[BEGIN DATASET SECTION]

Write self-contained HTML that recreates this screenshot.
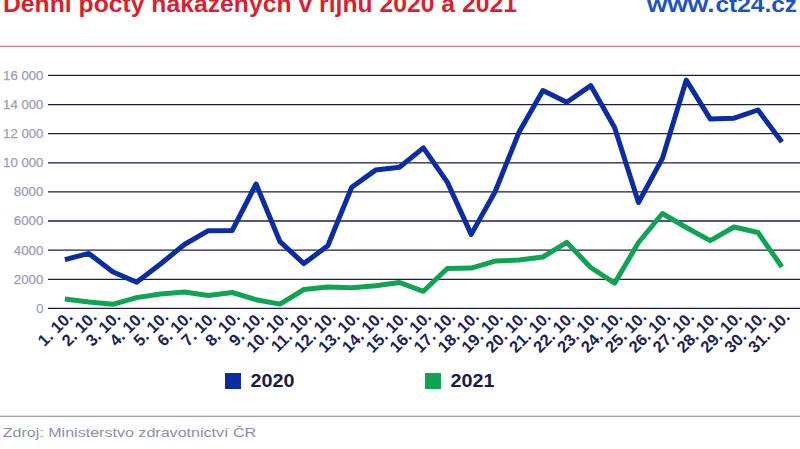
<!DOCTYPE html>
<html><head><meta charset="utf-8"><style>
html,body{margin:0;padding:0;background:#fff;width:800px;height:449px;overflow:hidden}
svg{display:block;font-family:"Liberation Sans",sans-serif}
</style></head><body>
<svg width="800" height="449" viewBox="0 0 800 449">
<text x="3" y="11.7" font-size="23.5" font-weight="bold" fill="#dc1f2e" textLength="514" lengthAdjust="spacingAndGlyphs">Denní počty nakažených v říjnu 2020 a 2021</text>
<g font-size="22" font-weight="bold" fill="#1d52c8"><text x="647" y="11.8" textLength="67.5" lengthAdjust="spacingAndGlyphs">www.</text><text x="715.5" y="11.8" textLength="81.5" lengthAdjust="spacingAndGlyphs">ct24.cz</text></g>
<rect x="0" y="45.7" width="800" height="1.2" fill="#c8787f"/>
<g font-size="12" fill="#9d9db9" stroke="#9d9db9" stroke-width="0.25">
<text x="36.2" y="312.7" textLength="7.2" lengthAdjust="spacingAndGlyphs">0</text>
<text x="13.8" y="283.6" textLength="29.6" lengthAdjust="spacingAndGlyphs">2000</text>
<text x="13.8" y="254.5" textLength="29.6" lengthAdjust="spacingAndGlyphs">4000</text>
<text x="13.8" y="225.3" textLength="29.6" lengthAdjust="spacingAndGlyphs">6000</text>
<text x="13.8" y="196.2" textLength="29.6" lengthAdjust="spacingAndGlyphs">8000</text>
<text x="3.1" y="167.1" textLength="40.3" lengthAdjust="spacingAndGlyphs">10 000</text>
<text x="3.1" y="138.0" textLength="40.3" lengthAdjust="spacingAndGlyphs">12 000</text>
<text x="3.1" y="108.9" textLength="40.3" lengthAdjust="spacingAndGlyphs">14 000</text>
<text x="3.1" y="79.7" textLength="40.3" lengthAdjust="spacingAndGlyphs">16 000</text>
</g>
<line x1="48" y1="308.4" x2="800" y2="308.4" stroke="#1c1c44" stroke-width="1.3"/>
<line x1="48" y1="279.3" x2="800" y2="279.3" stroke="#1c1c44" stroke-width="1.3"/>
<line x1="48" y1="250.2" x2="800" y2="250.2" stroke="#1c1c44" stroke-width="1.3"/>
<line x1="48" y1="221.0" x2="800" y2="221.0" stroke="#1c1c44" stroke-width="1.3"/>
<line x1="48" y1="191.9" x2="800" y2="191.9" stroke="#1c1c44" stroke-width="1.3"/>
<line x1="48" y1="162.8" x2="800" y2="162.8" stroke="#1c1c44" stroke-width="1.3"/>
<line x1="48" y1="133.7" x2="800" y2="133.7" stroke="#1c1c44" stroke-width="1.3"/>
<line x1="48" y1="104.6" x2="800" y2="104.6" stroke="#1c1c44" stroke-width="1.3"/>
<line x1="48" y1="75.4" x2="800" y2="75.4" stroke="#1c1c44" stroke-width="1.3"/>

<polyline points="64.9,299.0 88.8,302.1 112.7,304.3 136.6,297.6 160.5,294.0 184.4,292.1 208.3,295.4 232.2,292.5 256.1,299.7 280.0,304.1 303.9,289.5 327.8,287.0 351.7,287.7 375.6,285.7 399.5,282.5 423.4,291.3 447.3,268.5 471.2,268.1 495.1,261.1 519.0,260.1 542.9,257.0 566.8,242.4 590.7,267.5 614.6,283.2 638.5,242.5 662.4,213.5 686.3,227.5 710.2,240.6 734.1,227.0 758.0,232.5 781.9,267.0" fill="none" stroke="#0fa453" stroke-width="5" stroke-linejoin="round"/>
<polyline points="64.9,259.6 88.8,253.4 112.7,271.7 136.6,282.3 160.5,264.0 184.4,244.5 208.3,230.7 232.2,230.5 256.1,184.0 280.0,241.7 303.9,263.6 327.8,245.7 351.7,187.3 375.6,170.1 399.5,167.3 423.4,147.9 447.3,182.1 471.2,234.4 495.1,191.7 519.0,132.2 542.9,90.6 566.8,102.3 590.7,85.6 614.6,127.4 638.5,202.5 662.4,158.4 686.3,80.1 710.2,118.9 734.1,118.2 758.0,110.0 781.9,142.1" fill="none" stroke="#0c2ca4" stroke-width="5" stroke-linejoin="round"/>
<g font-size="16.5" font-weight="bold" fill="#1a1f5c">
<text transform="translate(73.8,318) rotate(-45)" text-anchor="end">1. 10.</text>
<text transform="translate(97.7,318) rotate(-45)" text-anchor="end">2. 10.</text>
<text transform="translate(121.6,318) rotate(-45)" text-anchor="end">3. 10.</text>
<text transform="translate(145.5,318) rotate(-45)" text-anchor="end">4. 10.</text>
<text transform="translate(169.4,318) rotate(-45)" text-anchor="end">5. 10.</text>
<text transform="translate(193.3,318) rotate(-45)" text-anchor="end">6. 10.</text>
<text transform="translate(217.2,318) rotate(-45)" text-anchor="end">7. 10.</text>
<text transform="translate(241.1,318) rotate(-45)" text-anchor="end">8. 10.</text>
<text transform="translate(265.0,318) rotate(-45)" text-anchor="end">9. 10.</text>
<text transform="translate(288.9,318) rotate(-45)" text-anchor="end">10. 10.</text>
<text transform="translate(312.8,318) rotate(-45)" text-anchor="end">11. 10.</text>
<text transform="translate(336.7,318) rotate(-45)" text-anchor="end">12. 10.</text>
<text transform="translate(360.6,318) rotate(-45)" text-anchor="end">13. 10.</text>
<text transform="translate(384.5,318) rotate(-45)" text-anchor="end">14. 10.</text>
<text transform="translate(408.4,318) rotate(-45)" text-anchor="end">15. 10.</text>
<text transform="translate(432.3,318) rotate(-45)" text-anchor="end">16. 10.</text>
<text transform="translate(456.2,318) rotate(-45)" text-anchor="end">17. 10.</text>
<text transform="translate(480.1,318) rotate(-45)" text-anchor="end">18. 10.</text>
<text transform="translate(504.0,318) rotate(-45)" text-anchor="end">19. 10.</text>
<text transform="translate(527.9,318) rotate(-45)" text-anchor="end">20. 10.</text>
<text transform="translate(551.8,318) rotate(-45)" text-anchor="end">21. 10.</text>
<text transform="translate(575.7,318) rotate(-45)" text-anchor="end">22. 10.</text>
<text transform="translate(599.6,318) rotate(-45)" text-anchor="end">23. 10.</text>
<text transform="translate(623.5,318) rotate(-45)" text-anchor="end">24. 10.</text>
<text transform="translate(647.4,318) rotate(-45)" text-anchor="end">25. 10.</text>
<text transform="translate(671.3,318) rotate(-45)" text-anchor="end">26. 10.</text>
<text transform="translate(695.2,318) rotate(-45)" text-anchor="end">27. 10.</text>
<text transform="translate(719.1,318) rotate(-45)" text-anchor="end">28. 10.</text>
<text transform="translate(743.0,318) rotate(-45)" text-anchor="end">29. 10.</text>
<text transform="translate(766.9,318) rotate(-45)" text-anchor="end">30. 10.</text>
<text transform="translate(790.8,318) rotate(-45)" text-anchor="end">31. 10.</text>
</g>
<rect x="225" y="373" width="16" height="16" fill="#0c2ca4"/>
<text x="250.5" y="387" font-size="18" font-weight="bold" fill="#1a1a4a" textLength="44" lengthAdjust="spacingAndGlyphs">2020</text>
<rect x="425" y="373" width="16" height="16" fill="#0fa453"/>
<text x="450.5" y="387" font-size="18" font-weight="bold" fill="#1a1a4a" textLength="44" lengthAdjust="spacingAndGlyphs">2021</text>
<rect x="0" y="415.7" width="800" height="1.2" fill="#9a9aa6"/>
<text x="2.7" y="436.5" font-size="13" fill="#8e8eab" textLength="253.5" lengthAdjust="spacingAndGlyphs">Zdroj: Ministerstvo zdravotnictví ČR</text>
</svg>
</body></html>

[END DATASET SECTION]

YOUR TASK: Except for the pictures, reproduce every line exactly.

THE ANSWER:
Write self-contained HTML that recreates this screenshot.
<!DOCTYPE html>
<html><head><meta charset="utf-8"><style>
html,body{margin:0;padding:0;background:#fff;width:800px;height:449px;overflow:hidden}
svg{display:block;font-family:"Liberation Sans",sans-serif}
</style></head><body>
<svg width="800" height="449" viewBox="0 0 800 449">
<text x="3" y="11.7" font-size="23.5" font-weight="bold" fill="#dc1f2e" textLength="514" lengthAdjust="spacingAndGlyphs">Denní počty nakažených v říjnu 2020 a 2021</text>
<g font-size="22" font-weight="bold" fill="#1d52c8"><text x="647" y="11.8" textLength="67.5" lengthAdjust="spacingAndGlyphs">www.</text><text x="715.5" y="11.8" textLength="81.5" lengthAdjust="spacingAndGlyphs">ct24.cz</text></g>
<rect x="0" y="45.7" width="800" height="1.2" fill="#c8787f"/>
<g font-size="12" fill="#9d9db9" stroke="#9d9db9" stroke-width="0.25">
<text x="36.2" y="312.7" textLength="7.2" lengthAdjust="spacingAndGlyphs">0</text>
<text x="13.8" y="283.6" textLength="29.6" lengthAdjust="spacingAndGlyphs">2000</text>
<text x="13.8" y="254.5" textLength="29.6" lengthAdjust="spacingAndGlyphs">4000</text>
<text x="13.8" y="225.3" textLength="29.6" lengthAdjust="spacingAndGlyphs">6000</text>
<text x="13.8" y="196.2" textLength="29.6" lengthAdjust="spacingAndGlyphs">8000</text>
<text x="3.1" y="167.1" textLength="40.3" lengthAdjust="spacingAndGlyphs">10 000</text>
<text x="3.1" y="138.0" textLength="40.3" lengthAdjust="spacingAndGlyphs">12 000</text>
<text x="3.1" y="108.9" textLength="40.3" lengthAdjust="spacingAndGlyphs">14 000</text>
<text x="3.1" y="79.7" textLength="40.3" lengthAdjust="spacingAndGlyphs">16 000</text>
</g>
<line x1="48" y1="308.4" x2="800" y2="308.4" stroke="#1c1c44" stroke-width="1.3"/>
<line x1="48" y1="279.3" x2="800" y2="279.3" stroke="#1c1c44" stroke-width="1.3"/>
<line x1="48" y1="250.2" x2="800" y2="250.2" stroke="#1c1c44" stroke-width="1.3"/>
<line x1="48" y1="221.0" x2="800" y2="221.0" stroke="#1c1c44" stroke-width="1.3"/>
<line x1="48" y1="191.9" x2="800" y2="191.9" stroke="#1c1c44" stroke-width="1.3"/>
<line x1="48" y1="162.8" x2="800" y2="162.8" stroke="#1c1c44" stroke-width="1.3"/>
<line x1="48" y1="133.7" x2="800" y2="133.7" stroke="#1c1c44" stroke-width="1.3"/>
<line x1="48" y1="104.6" x2="800" y2="104.6" stroke="#1c1c44" stroke-width="1.3"/>
<line x1="48" y1="75.4" x2="800" y2="75.4" stroke="#1c1c44" stroke-width="1.3"/>

<polyline points="64.9,299.0 88.8,302.1 112.7,304.3 136.6,297.6 160.5,294.0 184.4,292.1 208.3,295.4 232.2,292.5 256.1,299.7 280.0,304.1 303.9,289.5 327.8,287.0 351.7,287.7 375.6,285.7 399.5,282.5 423.4,291.3 447.3,268.5 471.2,268.1 495.1,261.1 519.0,260.1 542.9,257.0 566.8,242.4 590.7,267.5 614.6,283.2 638.5,242.5 662.4,213.5 686.3,227.5 710.2,240.6 734.1,227.0 758.0,232.5 781.9,267.0" fill="none" stroke="#0fa453" stroke-width="5" stroke-linejoin="round"/>
<polyline points="64.9,259.6 88.8,253.4 112.7,271.7 136.6,282.3 160.5,264.0 184.4,244.5 208.3,230.7 232.2,230.5 256.1,184.0 280.0,241.7 303.9,263.6 327.8,245.7 351.7,187.3 375.6,170.1 399.5,167.3 423.4,147.9 447.3,182.1 471.2,234.4 495.1,191.7 519.0,132.2 542.9,90.6 566.8,102.3 590.7,85.6 614.6,127.4 638.5,202.5 662.4,158.4 686.3,80.1 710.2,118.9 734.1,118.2 758.0,110.0 781.9,142.1" fill="none" stroke="#0c2ca4" stroke-width="5" stroke-linejoin="round"/>
<g font-size="16.5" font-weight="bold" fill="#1a1f5c">
<text transform="translate(73.8,318) rotate(-45)" text-anchor="end">1. 10.</text>
<text transform="translate(97.7,318) rotate(-45)" text-anchor="end">2. 10.</text>
<text transform="translate(121.6,318) rotate(-45)" text-anchor="end">3. 10.</text>
<text transform="translate(145.5,318) rotate(-45)" text-anchor="end">4. 10.</text>
<text transform="translate(169.4,318) rotate(-45)" text-anchor="end">5. 10.</text>
<text transform="translate(193.3,318) rotate(-45)" text-anchor="end">6. 10.</text>
<text transform="translate(217.2,318) rotate(-45)" text-anchor="end">7. 10.</text>
<text transform="translate(241.1,318) rotate(-45)" text-anchor="end">8. 10.</text>
<text transform="translate(265.0,318) rotate(-45)" text-anchor="end">9. 10.</text>
<text transform="translate(288.9,318) rotate(-45)" text-anchor="end">10. 10.</text>
<text transform="translate(312.8,318) rotate(-45)" text-anchor="end">11. 10.</text>
<text transform="translate(336.7,318) rotate(-45)" text-anchor="end">12. 10.</text>
<text transform="translate(360.6,318) rotate(-45)" text-anchor="end">13. 10.</text>
<text transform="translate(384.5,318) rotate(-45)" text-anchor="end">14. 10.</text>
<text transform="translate(408.4,318) rotate(-45)" text-anchor="end">15. 10.</text>
<text transform="translate(432.3,318) rotate(-45)" text-anchor="end">16. 10.</text>
<text transform="translate(456.2,318) rotate(-45)" text-anchor="end">17. 10.</text>
<text transform="translate(480.1,318) rotate(-45)" text-anchor="end">18. 10.</text>
<text transform="translate(504.0,318) rotate(-45)" text-anchor="end">19. 10.</text>
<text transform="translate(527.9,318) rotate(-45)" text-anchor="end">20. 10.</text>
<text transform="translate(551.8,318) rotate(-45)" text-anchor="end">21. 10.</text>
<text transform="translate(575.7,318) rotate(-45)" text-anchor="end">22. 10.</text>
<text transform="translate(599.6,318) rotate(-45)" text-anchor="end">23. 10.</text>
<text transform="translate(623.5,318) rotate(-45)" text-anchor="end">24. 10.</text>
<text transform="translate(647.4,318) rotate(-45)" text-anchor="end">25. 10.</text>
<text transform="translate(671.3,318) rotate(-45)" text-anchor="end">26. 10.</text>
<text transform="translate(695.2,318) rotate(-45)" text-anchor="end">27. 10.</text>
<text transform="translate(719.1,318) rotate(-45)" text-anchor="end">28. 10.</text>
<text transform="translate(743.0,318) rotate(-45)" text-anchor="end">29. 10.</text>
<text transform="translate(766.9,318) rotate(-45)" text-anchor="end">30. 10.</text>
<text transform="translate(790.8,318) rotate(-45)" text-anchor="end">31. 10.</text>
</g>
<rect x="225" y="373" width="16" height="16" fill="#0c2ca4"/>
<text x="250.5" y="387" font-size="18" font-weight="bold" fill="#1a1a4a" textLength="44" lengthAdjust="spacingAndGlyphs">2020</text>
<rect x="425" y="373" width="16" height="16" fill="#0fa453"/>
<text x="450.5" y="387" font-size="18" font-weight="bold" fill="#1a1a4a" textLength="44" lengthAdjust="spacingAndGlyphs">2021</text>
<rect x="0" y="415.7" width="800" height="1.2" fill="#9a9aa6"/>
<text x="2.7" y="436.5" font-size="13" fill="#8e8eab" textLength="253.5" lengthAdjust="spacingAndGlyphs">Zdroj: Ministerstvo zdravotnictví ČR</text>
</svg>
</body></html>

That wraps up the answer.